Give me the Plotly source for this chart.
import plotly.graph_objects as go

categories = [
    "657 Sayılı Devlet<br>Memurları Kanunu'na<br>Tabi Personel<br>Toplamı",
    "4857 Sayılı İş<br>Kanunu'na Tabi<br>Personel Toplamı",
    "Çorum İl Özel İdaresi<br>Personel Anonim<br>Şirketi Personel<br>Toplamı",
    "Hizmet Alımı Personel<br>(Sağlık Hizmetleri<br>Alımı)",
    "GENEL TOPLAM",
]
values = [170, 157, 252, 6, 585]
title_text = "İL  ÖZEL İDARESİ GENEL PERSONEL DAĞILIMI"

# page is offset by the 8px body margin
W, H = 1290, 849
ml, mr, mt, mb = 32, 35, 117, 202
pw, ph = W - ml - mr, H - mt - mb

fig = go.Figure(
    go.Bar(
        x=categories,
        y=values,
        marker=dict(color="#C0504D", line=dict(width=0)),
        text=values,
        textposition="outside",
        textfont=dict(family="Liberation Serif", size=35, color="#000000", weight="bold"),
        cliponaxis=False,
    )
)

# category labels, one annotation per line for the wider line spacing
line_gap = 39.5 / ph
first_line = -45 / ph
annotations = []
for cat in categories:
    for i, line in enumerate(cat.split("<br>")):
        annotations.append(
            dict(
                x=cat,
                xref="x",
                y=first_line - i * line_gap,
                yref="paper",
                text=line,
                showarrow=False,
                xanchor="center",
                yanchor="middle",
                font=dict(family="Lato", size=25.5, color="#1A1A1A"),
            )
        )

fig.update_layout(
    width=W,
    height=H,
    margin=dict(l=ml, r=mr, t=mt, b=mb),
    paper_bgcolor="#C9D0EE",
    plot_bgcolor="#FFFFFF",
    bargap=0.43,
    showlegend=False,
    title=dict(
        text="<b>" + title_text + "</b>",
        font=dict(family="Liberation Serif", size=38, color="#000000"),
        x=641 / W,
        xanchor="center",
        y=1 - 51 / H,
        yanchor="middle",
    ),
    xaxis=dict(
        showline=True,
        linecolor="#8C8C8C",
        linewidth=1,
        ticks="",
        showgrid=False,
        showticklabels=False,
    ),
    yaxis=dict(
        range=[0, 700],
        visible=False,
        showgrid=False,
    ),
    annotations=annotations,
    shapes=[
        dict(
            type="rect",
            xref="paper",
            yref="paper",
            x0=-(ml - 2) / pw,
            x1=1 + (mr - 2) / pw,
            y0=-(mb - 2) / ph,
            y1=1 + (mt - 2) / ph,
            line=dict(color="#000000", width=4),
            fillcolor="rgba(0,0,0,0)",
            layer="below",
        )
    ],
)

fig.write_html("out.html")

——————————

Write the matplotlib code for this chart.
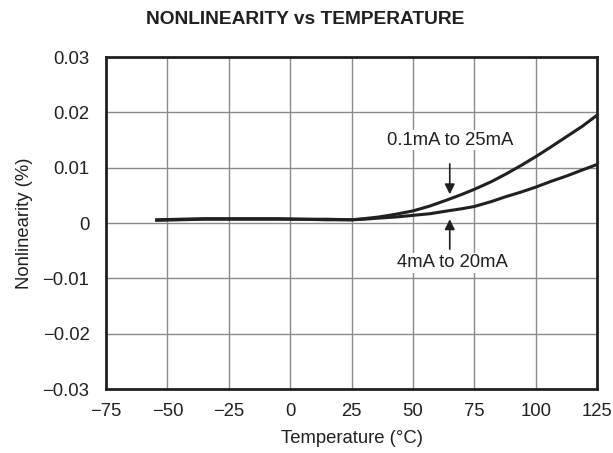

——————————

- Stated task
Starting at the line that contains "Give me the Plotly source for this chart.", repeat each line exactly, and stop after the line that contains "import plotly.graph_objects as go".

- Written answer
Give me the Plotly source for this chart.
import plotly.graph_objects as go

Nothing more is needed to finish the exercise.